Today’s post title is brought to you from some spam I received earlier today. I found it perfectly quirky. Enough so to call my very own.

Did you know I love frankness in people? Sugar coating annoys the shit out of me. Well, lots of things annoy me, that’s probably quite apparent. In fact, already this morning I was directed to another blogger’s site who found out she had lost her baby at nearly 11 weeks.  Someone actually posted a comment that contained, "it was probably for the best," and stars danced in my eyes. Nope. Uh-uh. I wasn’t going to let someone crap on my New Month parade, so I made it clear in my own comment that The Best would have been for this person’s baby to not have died. I swear, some people…

Oh, frankness in people. I was going somewhere with that, really. I received an email from Nico and she asked me a very good question:

"Do the genotyping results change your feelings at all about trying again?  (Don’t feel like you have to answer that if you’re not ready to)."

And I answered her without hesitation: the results make me even more determined about continuing to try.

Now I didn’t qualify that statement by noting that it’s not a "we" mentality yet. Mr. DD is still spinning. Not so much from the miscarriage, but from watching me go on the craziest ride he’s ever seen. It wasn’t the typical metaphorical roller-coaster; it was an emotional bungee cord ride like the one that’s on top of the Las V3gas Strat0sph3re. Egad, it makes me nauseas just thinking about it.

He’s back on the sidelines suggesting we should go back to just trying on our own again. I squelched that suggestion without blinking. We’ve been there, done that. Between May and October, I kept hoping we could be that couple, the ones who try after a couple failed IVFs and get pregnant because there is less stress? Pfft. Unfortunately, we no longer have the luxury of time. Wolf was supposed to be my 40th Birthday present to myself with her due date just a couple weeks before my birthday.

When I was 38, I told myself I was done trying when I turned 40 because it seemed so far away and the goal seemed so obtainable. I was optimistic. And now I’ve decided no one or nothing is turning me into a quitter. I’m no longer optimistic, per se, but I’m feeling a little bit like Rocky Balboa in his first movie (you know, the good one). Ha ha! I just realized I made an subconscious connection to my blog title! Man, it’s a good day.

I also called the agency to follow-up on my email for adoption information. I just got an email back from them about what the next step might be (attending a sharing meeting and the next one is not until February! *sob*).

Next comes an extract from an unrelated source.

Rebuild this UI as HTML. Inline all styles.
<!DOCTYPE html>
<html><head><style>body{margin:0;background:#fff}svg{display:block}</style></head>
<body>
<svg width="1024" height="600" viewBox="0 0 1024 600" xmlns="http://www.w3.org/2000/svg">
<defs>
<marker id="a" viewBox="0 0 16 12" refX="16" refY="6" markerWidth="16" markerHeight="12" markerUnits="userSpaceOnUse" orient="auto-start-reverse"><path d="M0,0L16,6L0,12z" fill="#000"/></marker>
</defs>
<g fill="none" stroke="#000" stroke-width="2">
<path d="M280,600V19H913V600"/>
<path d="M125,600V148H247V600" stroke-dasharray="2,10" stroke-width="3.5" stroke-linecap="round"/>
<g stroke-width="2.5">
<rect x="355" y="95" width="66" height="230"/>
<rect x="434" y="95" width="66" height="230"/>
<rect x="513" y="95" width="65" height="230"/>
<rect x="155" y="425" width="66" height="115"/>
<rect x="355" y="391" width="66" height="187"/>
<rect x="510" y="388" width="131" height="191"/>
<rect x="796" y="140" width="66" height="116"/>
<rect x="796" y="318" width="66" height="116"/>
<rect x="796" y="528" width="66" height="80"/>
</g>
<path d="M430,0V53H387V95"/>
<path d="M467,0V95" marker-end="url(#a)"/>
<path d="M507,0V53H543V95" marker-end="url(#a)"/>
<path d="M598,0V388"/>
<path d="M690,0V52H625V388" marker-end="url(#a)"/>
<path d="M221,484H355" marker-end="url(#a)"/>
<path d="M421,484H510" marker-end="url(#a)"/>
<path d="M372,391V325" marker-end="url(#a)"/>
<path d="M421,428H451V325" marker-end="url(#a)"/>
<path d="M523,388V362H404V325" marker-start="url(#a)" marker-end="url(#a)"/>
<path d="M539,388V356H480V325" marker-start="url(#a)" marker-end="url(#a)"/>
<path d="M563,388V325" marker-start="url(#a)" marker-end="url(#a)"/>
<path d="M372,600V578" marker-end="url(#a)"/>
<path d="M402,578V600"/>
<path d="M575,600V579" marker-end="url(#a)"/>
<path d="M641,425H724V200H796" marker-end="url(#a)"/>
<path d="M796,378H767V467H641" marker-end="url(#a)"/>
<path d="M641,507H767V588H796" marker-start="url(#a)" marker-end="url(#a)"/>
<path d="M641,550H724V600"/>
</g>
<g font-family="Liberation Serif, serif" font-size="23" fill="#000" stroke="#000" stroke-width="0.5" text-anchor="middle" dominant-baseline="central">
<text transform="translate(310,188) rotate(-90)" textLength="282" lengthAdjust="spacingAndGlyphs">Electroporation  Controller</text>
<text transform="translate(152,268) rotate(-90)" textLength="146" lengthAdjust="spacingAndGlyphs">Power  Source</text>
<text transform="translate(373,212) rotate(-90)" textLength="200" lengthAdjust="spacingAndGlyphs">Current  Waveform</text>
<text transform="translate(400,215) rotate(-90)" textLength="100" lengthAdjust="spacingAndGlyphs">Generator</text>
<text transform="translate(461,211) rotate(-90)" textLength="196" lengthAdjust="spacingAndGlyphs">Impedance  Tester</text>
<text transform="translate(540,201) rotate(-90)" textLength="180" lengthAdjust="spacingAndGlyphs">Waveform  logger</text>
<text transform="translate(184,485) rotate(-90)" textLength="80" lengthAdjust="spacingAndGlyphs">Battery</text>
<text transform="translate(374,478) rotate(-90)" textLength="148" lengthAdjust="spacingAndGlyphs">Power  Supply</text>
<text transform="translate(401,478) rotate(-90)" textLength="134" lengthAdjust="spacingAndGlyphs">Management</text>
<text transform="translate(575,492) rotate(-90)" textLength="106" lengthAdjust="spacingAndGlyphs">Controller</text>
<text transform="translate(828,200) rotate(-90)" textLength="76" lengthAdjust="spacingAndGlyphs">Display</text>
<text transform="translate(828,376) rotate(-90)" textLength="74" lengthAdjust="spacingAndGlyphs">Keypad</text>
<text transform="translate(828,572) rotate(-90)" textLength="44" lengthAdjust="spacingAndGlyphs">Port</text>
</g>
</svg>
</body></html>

I know there are some who think that if I was going to be serious about adoption, I should probably give up on ttc, but I’m won’t. If we should get so lucky as to get pregnant and be matched at the same time, I will consider my self doubly "blessed" for pushing through the pain (I quote the blessed because of my personal issue I have right now with the religious connotations the word holds).

Congratulations to two of my favorite writers (the term "blogger" does not do their immeasurable talents justice), who also pushed through the pain of NaBloPoMo : Alexa at Flotsam, and Schmutzie at Milk Money or Not (who by the way is up for Best Blog in the 2006 Canadian Blog Awards, and even if you don’t read her – which you should – go place your vote for her. The link is on her recent post. Actually it’s been on all of her posts as she shamelessly self-promotes.). They are both equally amazing in completely different ways.

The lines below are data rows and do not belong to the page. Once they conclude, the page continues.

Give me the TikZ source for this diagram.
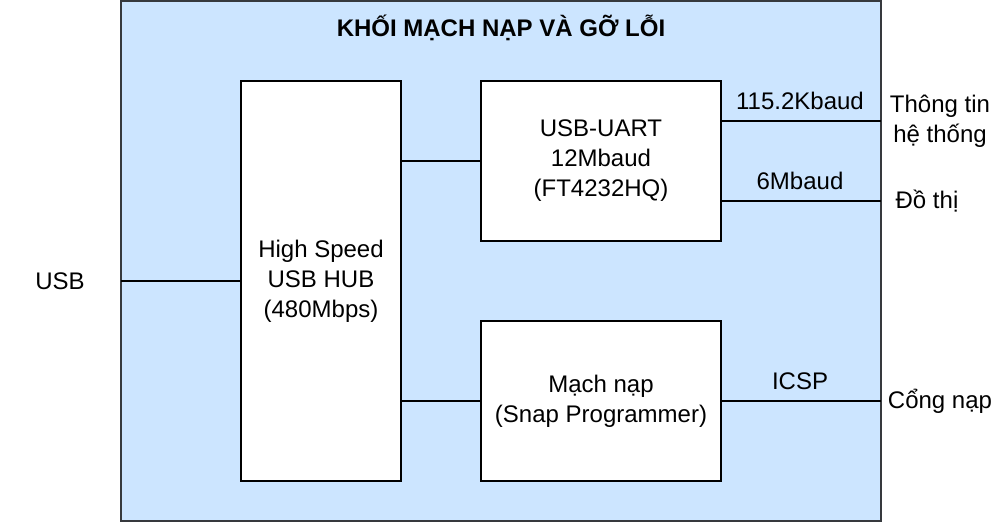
\documentclass[tikz,border=0pt]{standalone}
\usepackage{fontspec}
\setmainfont{Liberation Sans}
\definecolor{outerfill}{HTML}{CCE5FF}
\definecolor{outerline}{HTML}{36393D}
\begin{document}
\begin{tikzpicture}[x=1pt,y=-1pt,
  txt/.style={font=\fontsize{24}{30}\selectfont, align=center, inner sep=0pt},
  blk/.style={draw=black, fill=white, line width=1.3pt},
  conn/.style={draw=black, line width=1.3pt}]
\useasboundingbox (0,0) rectangle (1000,522);
\draw[fill=outerfill, draw=outerline, line width=1.3pt] (121,1) rectangle (881,521);
\node[txt, font=\fontsize{24}{30}\selectfont\bfseries] (title) at (501,28) {KHỐI MẠCH NẠP VÀ GỠ LỖI};
\node[blk, minimum width=160pt, minimum height=400pt, inner sep=0pt] (hub) at (321,281) {};
\node[txt] at (hub.center) {High Speed\\USB HUB\\(480Mbps)};
\node[blk, minimum width=240pt, minimum height=160pt, inner sep=0pt] (uart) at (601,161) {};
\node[txt] at (uart.center) {USB-UART\\12Mbaud\\(FT4232HQ)};
\node[blk, minimum width=240pt, minimum height=160pt, inner sep=0pt] (prog) at (601,401) {};
\node[txt] at (prog.center) {Mạch nạp\\(Snap Programmer)};
\node[txt] (usb) at (60,281) {USB};
\coordinate (usbin) at (121,281);
\coordinate (sys) at (881,121);
\coordinate (graph) at (881,201);
\coordinate (port) at (881,401);
\node[txt] (sysl) at (940,121) {Thông tin\\hệ thống};
\node[txt] (graphl) at (927,201) {Đồ thị};
\node[txt] (portl) at (940,401) {Cổng nạp};
\draw[conn] (usbin) -- (hub.west);
\draw[conn] (hub.east |- uart.west) -- (uart.west);
\draw[conn] (hub.east |- prog.west) -- (prog.west);
\draw[conn] (uart.east |- sys) -- (sys);
\draw[conn] (uart.east |- graph) -- (graph);
\draw[conn] (prog.east) -- (port);
\node[txt] at (800,101) {115.2Kbaud};
\node[txt] at (800,181) {6Mbaud};
\node[txt] at (800,381) {ICSP};
\end{tikzpicture}
\end{document}
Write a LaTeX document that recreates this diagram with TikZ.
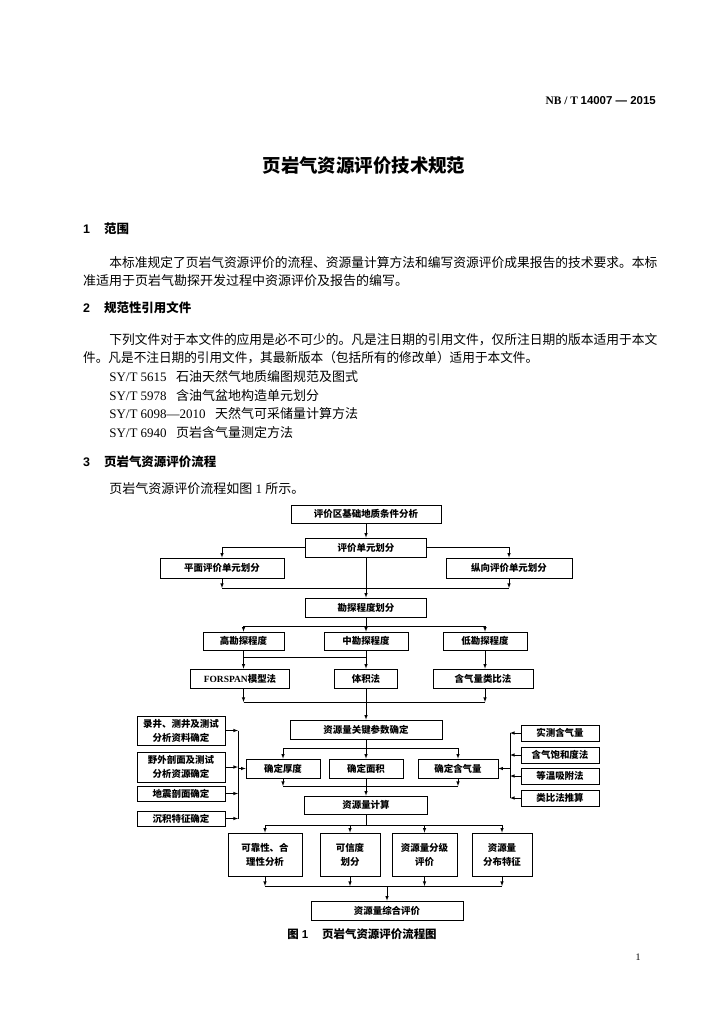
\documentclass[tikz,border=0pt]{standalone}
\usepackage{fontspec}
\usepackage{graphicx}
\setmainfont{Noto Sans CJK SC}
\newfontfamily\lat{Liberation Serif}
\newfontfamily\latsans{Liberation Sans}
\usetikzlibrary{arrows,positioning}
\newcommand\fullline[1]{\resizebox{#1}{\height}}

\begin{document}
\begin{tikzpicture}[x=1bp,y=-1bp,
    box/.style={draw,line width=0.8bp,inner sep=0pt,align=center,
        font=\fontsize{9.5}{12}\selectfont\bfseries},
    twoline/.style={font=\fontsize{9.5}{14}\selectfont\bfseries},
    line/.style={line width=0.6bp},
    arr/.style={line width=0.6bp,-latex},
    txt/.style={anchor=west,inner sep=0pt,font=\fontsize{13.05}{16}\selectfont},
    head/.style={anchor=west,inner sep=0pt,font=\fontsize{12.5}{15}\selectfont\bfseries}]
\useasboundingbox (0,0) rectangle (724,1024);
\fill[white] (0,0) rectangle (724,1024);

% page head and title
\node[anchor=east,inner sep=0pt,font=\fontsize{11.5}{14}\selectfont\bfseries] (hdr) at (656,101)
    {{\lat NB / T} {\latsans 14007 — 2015}};
\node[inner sep=0pt,font=\fontsize{18.5}{22}\selectfont\bfseries] (title) at (364,166) {页岩气资源评价技术规范};

% clause 1
\node[head] (sec1) at (83,229) {{\latsans 1}\hspace{14bp}范围};
\node[txt] (p1a) at (109.1,263) {\fullline{548bp}{本标准规定了页岩气资源评价的流程、资源量计算方法和编写资源评价成果报告的技术要求。本标}};
\node[txt] (p1b) at (83,281) {准适用于页岩气勘探开发过程中资源评价及报告的编写。};

% clause 2
\node[head] (sec2) at (83,308) {{\latsans 2}\hspace{14bp}规范性引用文件};
\node[txt] (p2a) at (109.1,340) {\fullline{548bp}{下列文件对于本文件的应用是必不可少的。凡是注日期的引用文件，仅所注日期的版本适用于本文}};
\node[txt] (p2b) at (83,358) {\fullline{455bp}{件。凡是不注日期的引用文件，其最新版本（包括所有的修改单）适用于本文件。}};
\node[txt] (ref1) at (109.1,377) {\lat SY/T 5615};
\node[txt] (ref1t) at (176,377) {石油天然气地质编图规范及图式};
\node[txt] (ref2) at (109.1,396) {\lat SY/T 5978};
\node[txt] (ref2t) at (176,396) {含油气盆地构造单元划分};
\node[txt] (ref3) at (109.1,414) {\lat SY/T 6098—2010};
\node[txt] (ref3t) at (215,414) {天然气可采储量计算方法};
\node[txt] (ref4) at (109.1,433) {\lat SY/T 6940};
\node[txt] (ref4t) at (176,433) {页岩含气量测定方法};

% clause 3
\node[head] (sec3) at (83,462) {{\latsans 3}\hspace{14bp}页岩气资源评价流程};
\node[txt] (p3) at (109.1,489) {页岩气资源评价流程如图{\lat\ 1 }所示。};

% flow chart
\node[box,minimum width=150bp,minimum height=18bp] (base) at (366,514) {评价区基础地质条件分析};
\node[box,minimum width=121bp,minimum height=19bp] (unit) at (366,547.5) {评价单元划分};
\node[box,minimum width=124bp,minimum height=20bp] (plane) at (222,568) {平面评价单元划分};
\node[box,minimum width=126bp,minimum height=20bp] (vert) at (509,568) {纵向评价单元划分};
\node[box,minimum width=121bp,minimum height=19bp] (degree) at (366,607.5) {勘探程度划分};
\node[box,minimum width=81bp,minimum height=18bp] (high) at (243.5,641) {高勘探程度};
\node[box,minimum width=84bp,minimum height=18bp] (mid) at (366,641) {中勘探程度};
\node[box,minimum width=84bp,minimum height=18bp] (low) at (485,641) {低勘探程度};
\node[box,minimum width=99bp,minimum height=19bp] (forspan) at (240,678.5) {{\lat FORSPAN}模型法};
\node[box,minimum width=63bp,minimum height=19bp] (volume) at (366,678.5) {体积法};
\node[box,minimum width=100bp,minimum height=19bp] (analog) at (483,678.5) {含气量类比法};
\node[box,minimum width=152bp,minimum height=19bp] (param) at (366,729.5) {资源量关键参数确定};
\node[box,minimum width=74bp,minimum height=19bp] (thick) at (283,768.5) {确定厚度};
\node[box,minimum width=74bp,minimum height=19bp] (area) at (366,768.5) {确定面积};
\node[box,minimum width=80bp,minimum height=19bp] (gas) at (458,768.5) {确定含气量};
\node[box,minimum width=123bp,minimum height=18bp] (calc) at (366,805) {资源量计算};

\node[box,twoline,minimum width=88bp,minimum height=29bp] (logdata) at (181,730.5) {录井、测井及测试\\分析资料确定};
\node[box,twoline,minimum width=88bp,minimum height=30bp] (field) at (181,767) {野外剖面及测试\\分析资源确定};
\node[box,minimum width=88bp,minimum height=15bp] (seismic) at (181,793.5) {地震剖面确定};
\node[box,minimum width=88bp,minimum height=15bp] (sedim) at (181,818.5) {沉积特征确定};

\node[box,minimum width=78bp,minimum height=16bp] (meas) at (560,733) {实测含气量};
\node[box,minimum width=78bp,minimum height=16bp] (sat) at (560,755) {含气饱和度法};
\node[box,minimum width=78bp,minimum height=16bp] (iso) at (560,776) {等温吸附法};
\node[box,minimum width=78bp,minimum height=16bp] (analogy) at (560,798) {类比法推算};

\node[box,twoline,minimum width=74bp,minimum height=43bp] (reliab) at (265,854.5) {可靠性、合\\理性分析};
\node[box,twoline,minimum width=60bp,minimum height=43bp] (confid) at (350,854.5) {可信度\\划分};
\node[box,twoline,minimum width=65bp,minimum height=43bp] (grade) at (424.5,854.5) {资源量分级\\评价};
\node[box,twoline,minimum width=60bp,minimum height=43bp] (distr) at (502,854.5) {资源量\\分布特征};
\node[box,minimum width=152bp,minimum height=19bp] (overall) at (387,910.5) {资源量综合评价};

% connectors
\draw[arr] (base) -- (unit);
\draw[arr] (unit.west) -| (plane.north);
\draw[arr] (unit.east) -| (vert.north);
\coordinate (m1) at (366,588);
\draw[line] (plane.south |- m1) -- (vert.south |- m1);
\draw[arr] (plane.south) -- (plane.south |- m1);
\draw[arr] (vert.south) -- (vert.south |- m1);
\draw[arr] (unit) -- (degree);

\coordinate (m2) at (366,626);
\draw[line] (high.north |- m2) -- (low.north |- m2);
\draw[arr] (high.north |- m2) -- (high.north);
\draw[arr] (low.north |- m2) -- (low.north);
\draw[arr] (degree) -- (mid);

\coordinate (m3) at (366,657);
\draw[line] (high.south |- m3) -- (mid.south |- m3);
\draw[arr] (high.south) -- (high.south |- forspan.north);
\draw[arr] (mid) -- (volume);
\draw[arr] (low.south) -- (low.south |- analog.north);

\coordinate (m4) at (366,702);
\draw[line] (high.south |- m4) -- (low.south |- m4);
\draw[arr] (high.south |- forspan.south) -- (high.south |- m4);
\draw[arr] (low.south |- analog.south) -- (low.south |- m4);
\draw[arr] (volume) -- (param);

\coordinate (m5) at (366,748);
\draw[line] (thick.north |- m5) -- (gas.north |- m5);
\draw[arr] (thick.north |- m5) -- (thick.north);
\draw[arr] (gas.north |- m5) -- (gas.north);
\draw[arr] (param) -- (area);

\coordinate (m6) at (366,786);
\draw[line] (thick.south |- m6) -- (gas.south |- m6);
\draw[arr] (thick.south) -- (thick.south |- m6);
\draw[arr] (gas.south) -- (gas.south |- m6);
\draw[arr] (area) -- (calc);

% side inputs
\coordinate (lb) at (238,768.5);
\draw[line] (lb |- logdata.east) -- (lb |- sedim.east);
\foreach \n in {logdata,field,seismic,sedim}
    \draw[arr] (\n.east) -- (lb |- \n.east);
\draw[arr] (lb) -- (thick.west);
\coordinate (rb) at (510,768.5);
\draw[line] (rb |- meas.west) -- (rb |- analogy.west);
\foreach \n in {meas,sat,iso,analogy}
    \draw[arr] (\n.west) -- (rb |- \n.west);
\draw[arr] (rb) -- (gas.east);

\coordinate (m7) at (366,825);
\draw[line] (calc) -- (m7);
\draw[line] (reliab.north |- m7) -- (distr.north |- m7);
\foreach \n in {reliab,confid,grade,distr}
    \draw[arr] (\n.north |- m7) -- (\n.north);
\coordinate (m8) at (387,886);
\draw[line] (reliab.south |- m8) -- (distr.south |- m8);
\foreach \n in {reliab,confid,grade,distr}
    \draw[arr] (\n.south) -- (\n.south |- m8);
\draw[arr] (m8) -- (overall);

% caption and page number
\node[inner sep=0pt,font=\fontsize{11.5}{14}\selectfont\bfseries] (cap) at (362,934)
    {图\hspace{3bp}{\latsans 1}\hspace{14bp}页岩气资源评价流程图};
\node[inner sep=0pt,font=\fontsize{10}{12}\selectfont\lat] (pg) at (638,957) {1};
\end{tikzpicture}
\end{document}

I have over 15 addresses of blogging friends who I am exchanging holiday cards with. That knowledge in itself makes my heart do a little skip of happiness. Keep in mind that the exchange is just between me and "you", and I will keep your personal information locked away for my own private blackmailing purposes safekeeping.

One last thing (finally!), my next post is something special that I’ve been working on through slideroll. I’m warning you ahead of time that it will contain an ultrasound picture and a belly shot, not to mention several pictures of one very special little guy in my life.